---------- DATA FOR THIS TASK ----------

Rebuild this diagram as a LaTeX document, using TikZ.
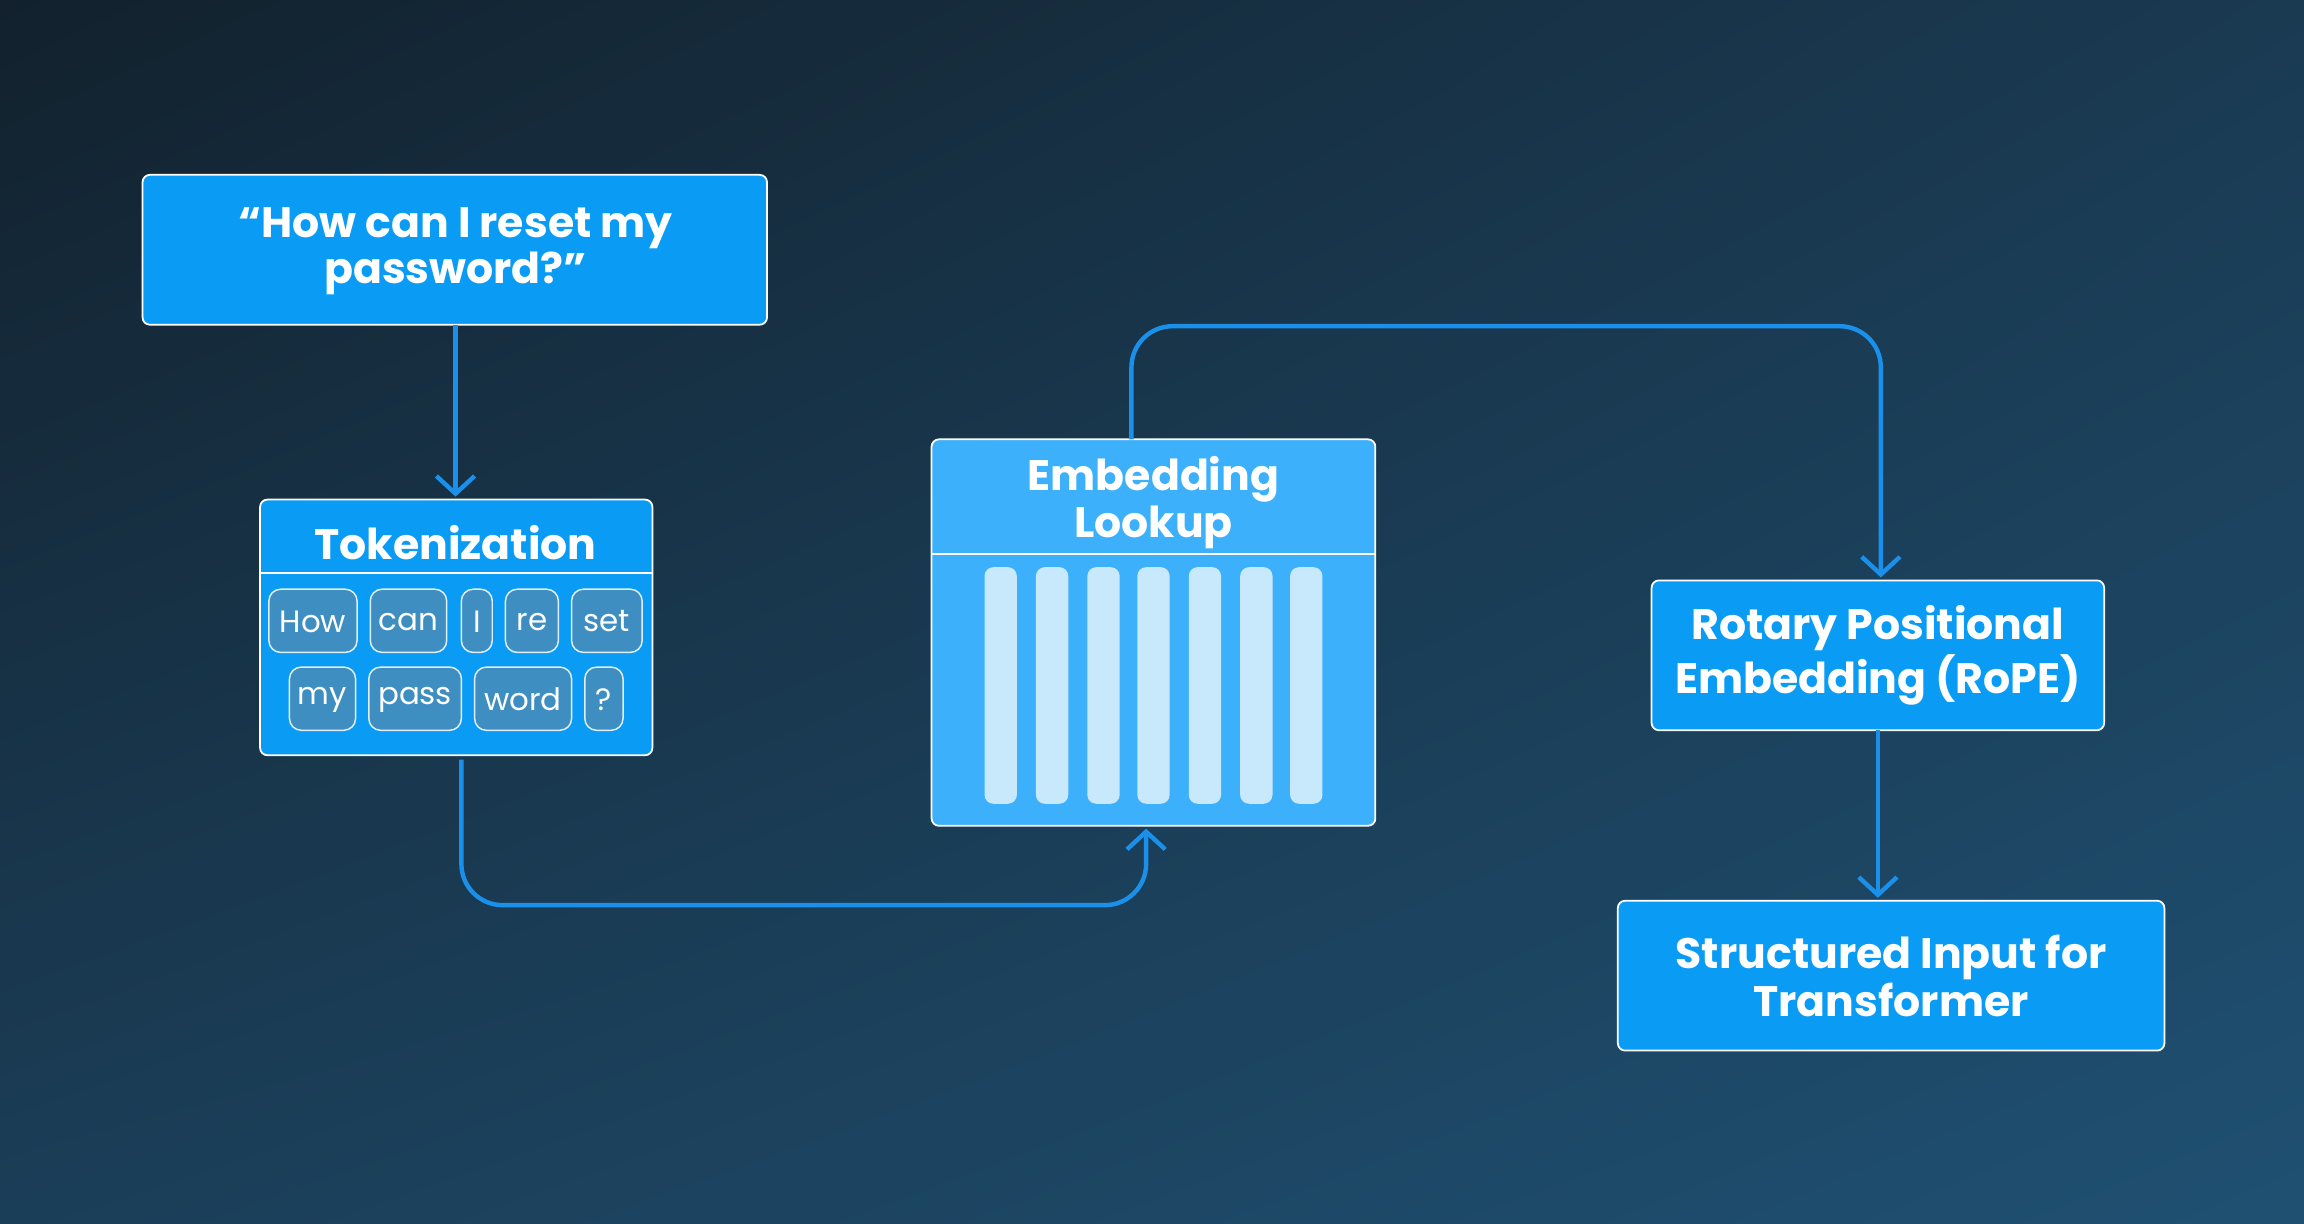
\documentclass[tikz,border=0pt]{standalone}
\usepackage{fontspec}
\setmainfont{Poppins}
\usetikzlibrary{arrows.meta,shadings}
\definecolor{boxblue}{HTML}{0A9CF5}
\definecolor{lightblue}{HTML}{3CB0FA}
\definecolor{barc}{HTML}{C8E8FC}
\definecolor{tokc}{HTML}{3F8EC2}
\definecolor{linec}{HTML}{1A90EA}
\definecolor{bgA}{HTML}{12212D}
\definecolor{bgB}{HTML}{1A3A52}
\definecolor{bgC}{HTML}{1B3E58}
\definecolor{bgD}{HTML}{1F5072}
\tikzset{
  x=0.5pt,y=-0.5pt,
  bx/.style={draw=white,line width=0.6pt,rounded corners=2.5pt,fill=boxblue},
  lbl/.style={text=white,font=\fontsize{14.5}{14}\selectfont\bfseries,align=center},
  tok/.style={draw=white!85!tokc,line width=0.5pt,rounded corners=4pt,fill=tokc},
  toktxt/.style={text=white,font=\fontsize{10.5}{12}\selectfont},
  conn/.style={draw=linec,line width=1.5pt,rounded corners=14pt},
  arr/.style={-{Straight Barb[length=6pt,width=13pt,line width=1.5pt]}}
}
\begin{document}
\begin{tikzpicture}
\useasboundingbox (0,0) rectangle (1568,833);
\shade[upper left=bgA,upper right=bgB,lower left=bgC,lower right=bgD] (0,0) rectangle (1568,833);
% input
\draw[bx] (97,119) rectangle (522,221);
\node[lbl] (inp) at (310,171) {“How can I reset my\\password?”};
% tokenization
\draw[bx] (177,340) rectangle (444,514);
\draw[white,line width=0.6pt] (177,390) -- (444,390);
\node[lbl] (tokt) at (310,369) {Tokenization};
\foreach \a/\b/\t/\y in {183/243/How/401,252/304/can/401,314/335/I/401,344/380/re/401,389/437/set/401,197/242/my/454,251/314/pass/454,323/389/word/454,398/424/?/454}{
  \draw[tok] (\a,\y) rectangle (\b,\y+43);
  \node[toktxt] at ({(\a+\b)/2},\y+22) {\t};
}
% embedding
\draw[bx,fill=lightblue] (634,299) rectangle (936,562);
\draw[white,line width=0.6pt] (634,377) -- (936,377);
\node[lbl] (embt) at (785,342) {Embedding\\Lookup};
\foreach \x in {670,705,740,774,809,844,878}{
  \fill[barc,rounded corners=3pt] (\x,386) rectangle (\x+22,547);
}
% rope
\draw[bx] (1124,395) rectangle (1432,497);
\node[lbl] (rope) at (1278,446) {Rotary Positional\\Embedding (RoPE)};
% output
\draw[bx] (1101,613) rectangle (1473,715);
\node[lbl] (outp) at (1287,664) {Structured Input for\\Transformer};
% connectors
\coordinate (a1) at (310,221); \coordinate (a2) at (310,338);
\draw[conn,arr] (a1) -- (a2);
\coordinate (b1) at (314,517); \coordinate (b2) at (780,564);
\draw[conn,arr] (b1) -- (314,616) -- (780,616) -- (b2);
\coordinate (c1) at (770,299); \coordinate (c2) at (1280,393);
\draw[conn,arr] (c1) -- (770,222) -- (1280,222) -- (c2);
\coordinate (d1) at (1278,497); \coordinate (d2) at (1278,611);
\draw[conn,arr] (d1) -- (d2);
\end{tikzpicture}
\end{document}
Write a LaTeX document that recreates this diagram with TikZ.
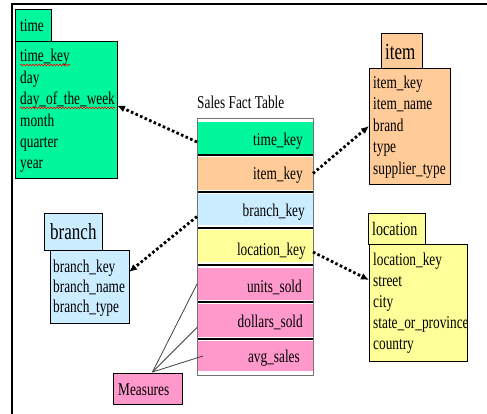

----------

**SHORT TASK**
Select every line in the material above where the string "LaTeX" occurs, and copy it.

**TASK RESULT**
Rebuild this diagram as a LaTeX document, using TikZ.
Write a LaTeX document that recreates this diagram with TikZ.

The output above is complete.